Sticks, String, and Spindles: The Art of Knitting, Spinning Yarn, and Fiber Preparation
Clare Emily Clifford
“Respect your inner compass. It points to yarn.”
Stephanie Pearl-McPhee, At Knit’s End
It’s not just Julia Roberts and Russell Crowe who do it—knitting and making yarn are a global phenomenon, skills long practiced for centuries by men and women from cultures around the world (even the ancient Egyptians and Vikings did it!). This project is designed to introduce students to the basics of knitting, spinning yarn, and fiber preparation.

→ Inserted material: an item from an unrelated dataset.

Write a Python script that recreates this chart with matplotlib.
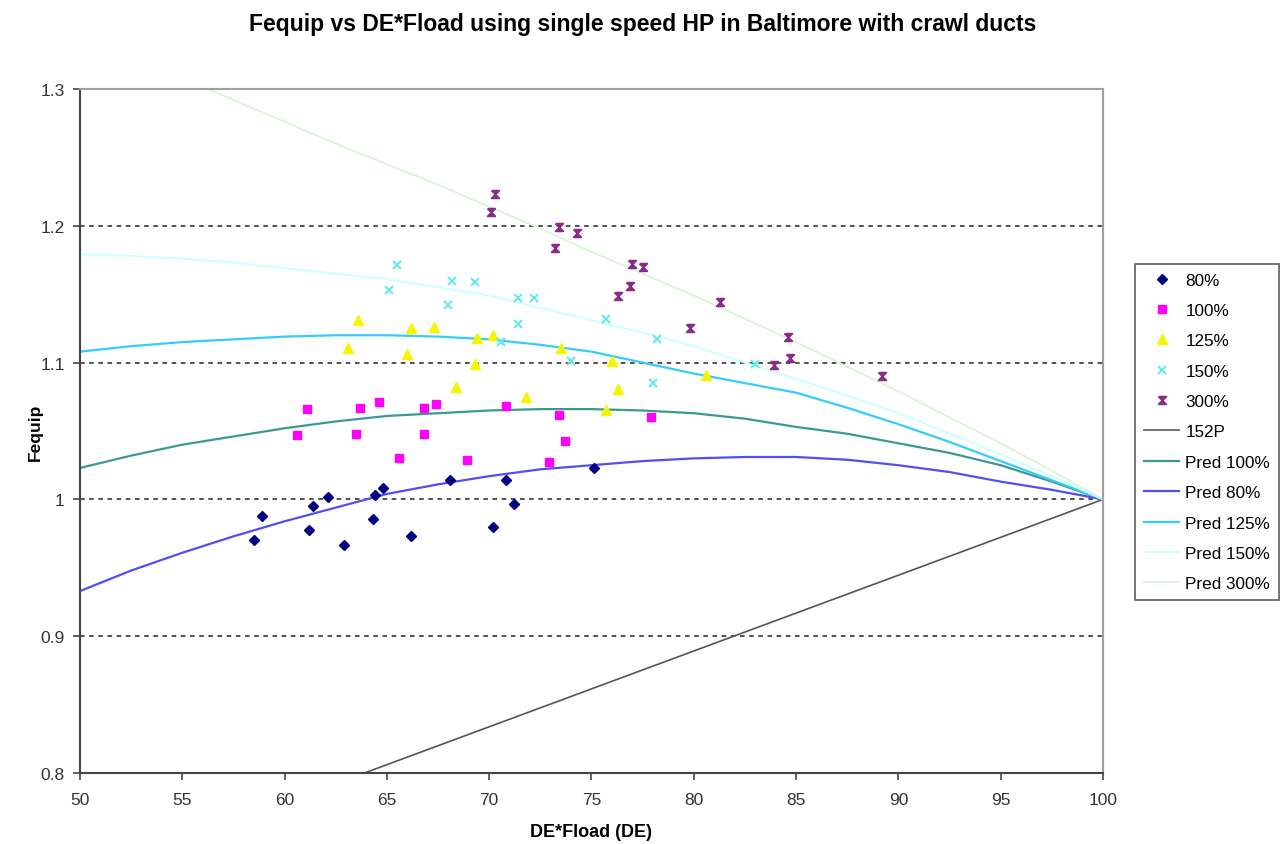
import numpy as np
import matplotlib
matplotlib.use("Agg")
import matplotlib.pyplot as plt
from matplotlib.path import Path

plt.rcParams['font.family'] = ['Liberation Sans', 'DejaVu Sans']

# ---------- measured points ----------
de_80 = [58.5, 58.9, 61.2, 61.4, 62.1, 62.9, 64.3, 64.4, 64.8, 66.2, 68.1, 70.2, 70.8, 71.2, 75.1]
fe_80 = [0.970, 0.988, 0.978, 0.995, 1.002, 0.967, 0.986, 1.003, 1.008, 0.973, 1.014, 0.980, 1.014, 0.997, 1.023]

de_100 = [60.6, 61.1, 63.5, 63.7, 64.6, 65.6, 66.8, 66.8, 67.4, 68.9, 70.8, 72.9, 73.4, 73.7, 77.9]
fe_100 = [1.047, 1.066, 1.048, 1.067, 1.071, 1.030, 1.048, 1.067, 1.070, 1.029, 1.068, 1.027, 1.062, 1.043, 1.060]

de_125 = [63.1, 63.6, 66.0, 66.2, 67.3, 68.4, 69.3, 69.4, 70.2, 71.8, 73.5, 75.7, 76.0, 76.3, 80.6]
fe_125 = [1.111, 1.131, 1.106, 1.125, 1.126, 1.082, 1.099, 1.118, 1.120, 1.075, 1.111, 1.065, 1.101, 1.081, 1.091]

de_150 = [65.1, 65.5, 68.0, 68.2, 69.3, 70.6, 71.4, 71.4, 72.2, 74.0, 75.7, 78.0, 78.2, 83.0]
fe_150 = [1.153, 1.171, 1.142, 1.160, 1.159, 1.115, 1.128, 1.147, 1.147, 1.101, 1.132, 1.085, 1.117, 1.099]

de_300 = [70.1, 70.3, 73.2, 73.4, 74.3, 76.3, 76.9, 77.0, 77.5, 79.8, 81.3, 83.9, 84.6, 84.7, 89.2]
fe_300 = [1.210, 1.223, 1.184, 1.199, 1.195, 1.149, 1.156, 1.172, 1.170, 1.125, 1.144, 1.098, 1.119, 1.103, 1.090]

# ---------- reference line and predictions ----------
de_152p = [50, 100]
fe_152p = [0.723, 1.0]

de_pred = [50, 52.5, 55, 57.5, 60, 62.5, 65, 67.5, 70, 72.5, 75,
           77.5, 80, 82.5, 85, 87.5, 90, 92.5, 95, 97.5, 100]
pred_80 = [0.933, 0.948, 0.961, 0.973, 0.984, 0.994, 1.004, 1.011, 1.017, 1.022, 1.025,
           1.028, 1.030, 1.031, 1.031, 1.029, 1.025, 1.020, 1.013, 1.007, 1.0]
pred_100 = [1.023, 1.032, 1.040, 1.046, 1.052, 1.057, 1.061, 1.063, 1.065, 1.066, 1.066,
            1.065, 1.063, 1.059, 1.053, 1.048, 1.041, 1.034, 1.025, 1.013, 1.0]
pred_125 = [1.108, 1.112, 1.115, 1.117, 1.119, 1.120, 1.120, 1.119, 1.117, 1.113, 1.108,
            1.100, 1.092, 1.085, 1.078, 1.067, 1.055, 1.042, 1.028, 1.014, 1.0]
pred_150 = [1.179, 1.178, 1.176, 1.173, 1.169, 1.165, 1.161, 1.155, 1.149, 1.140, 1.131,
            1.122, 1.112, 1.100, 1.088, 1.076, 1.063, 1.048, 1.033, 1.017, 1.0]
pred_300 = [1.343, 1.325, 1.308, 1.292, 1.276, 1.260, 1.245, 1.230, 1.214, 1.198, 1.181,
            1.165, 1.149, 1.132, 1.115, 1.097, 1.079, 1.060, 1.041, 1.021, 1.0]

# Excel style "star" marker: hourglass with a centre stroke
star = Path([(-1, 1), (1, 1), (-1, -1), (1, -1), (-1, 1), (0, 1), (0, -1)],
            [Path.MOVETO, Path.LINETO, Path.LINETO, Path.LINETO, Path.LINETO,
             Path.MOVETO, Path.LINETO])

fig = plt.figure(figsize=(12.86, 8.45), dpi=100)
ax = fig.add_axes([0.0622, 0.084, 0.7955, 0.8095])

l152, = ax.plot(de_152p, fe_152p, color='#555555', lw=1.2, label='152P')
lp100, = ax.plot(de_pred, pred_100, color='#3a9a90', lw=1.6, label='Pred 100%')
lp80, = ax.plot(de_pred, pred_80, color='#5050f0', lw=1.6, label='Pred 80%')
lp125, = ax.plot(de_pred, pred_125, color='#33ccff', lw=1.6, label='Pred 125%')
lp150, = ax.plot(de_pred, pred_150, color='#ccffff', lw=1.4, label='Pred 150%')
lp300, = ax.plot(de_pred, pred_300, color='#d8f5d4', lw=1.3, label='Pred 300%')

s80, = ax.plot(de_80, fe_80, ls='none', marker='D', ms=5.5, color='#000080', label='80%')
s100, = ax.plot(de_100, fe_100, ls='none', marker='s', ms=6, color='#ff00ff', label='100%')
s125, = ax.plot(de_125, fe_125, ls='none', marker='^', ms=7, color='#f5f500', label='125%')
s150, = ax.plot(de_150, fe_150, ls='none', marker='x', ms=6, mew=1.4, color='#5eeaea', label='150%')
s300, = ax.plot(de_300, fe_300, ls='none', marker=star, ms=5.5, mew=1.3, mfc='none',
                color='#8a2a8a', label='300%')

ax.set_xlim(50, 100)
ax.set_ylim(0.8, 1.3)
ax.set_xticks(np.arange(50, 101, 5))
ax.set_yticks([0.8, 0.9, 1.0, 1.1, 1.2, 1.3])
ax.set_yticklabels(['0.8', '0.9', '1', '1.1', '1.2', '1.3'])
for yv in [0.9, 1.0, 1.1, 1.2]:
    ax.axhline(yv, color='#222222', lw=1.1, ls=(0, (3, 3)), zorder=0.5)

for side in ['top', 'right']:
    ax.spines[side].set_color('#a0a0a0')
    ax.spines[side].set_linewidth(1.5)
for side in ['left', 'bottom']:
    ax.spines[side].set_color('#444444')
    ax.spines[side].set_linewidth(1.5)
ax.tick_params(direction='out', length=5, width=1.2, color='#444444',
               labelsize=12.5, labelcolor='#333333')
ax.tick_params(axis='x', pad=9)
ax.tick_params(axis='y', pad=6)

ax.set_xlabel('DE*Fload (DE)', fontsize=13, fontweight='bold', labelpad=11)
ax.set_ylabel('Fequip', fontsize=12.5, fontweight='bold', labelpad=-2)
fig.suptitle('Fequip vs DE*Fload using single speed HP in Baltimore with crawl ducts',
             fontsize=16.5, fontweight='bold', y=0.985)

handles = [s80, s100, s125, s150, s300, l152, lp100, lp80, lp125, lp150, lp300]
leg = fig.legend(handles=handles, loc='upper left', bbox_to_anchor=(0.8826, 0.6864),
                 fontsize=12.3, frameon=True, fancybox=False, edgecolor='#333333',
                 handlelength=2.1, handletextpad=0.35, labelspacing=0.9,
                 borderpad=0.5, borderaxespad=0)
leg.get_frame().set_linewidth(1.2)

fig.savefig('out.png', dpi=100)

During the first week you’ll learn how to knit, the second week you’ll learn how to spin your own yarn using a handspindle and wool, and the third week we’ll discuss the various types of fiber and fiber preparation for spinning and knitting—ranging from animal wools (like sheep, mohair, angora, alpaca, cashmere, etc) to plant and other fibers (like silk, cotton, flax, bamboo, etc). We’ll do a bit of related reading, and assignments include a process and reflective journal, presentation, final project which demonstrates proficiency of knitting, spinning, and fiber preparation. No previous experience with yarn, needles, or handspindle necessary—but if you have mad knitting or spinning skills you are certainly encouraged to sign up!
Exploring Classical and Renaissance Italy: The Major Cities and Places in Between
Michael McInturff
After a series of orientation sessions early in January, this three-week travel-study experience will visit major cultural and historical sites in Italy. We will examine the world of the ancient Romans and Etruscans. We will explore the foundations of modern Europe in medieval, Renaissance, and Baroque Italy. We will focus in particular on how art, architecture, literature and urban life express cultural and intellectual history. We will be based in Rome, Orvieto, Florence, and Venice. We will visit Pompeii, Pienza Pisa, Padua, and other areas. Evaluation: Students will prepare three written docent topics for group presentation at appropriate times. For minors in Classics, a substantial paper and presentation will be required.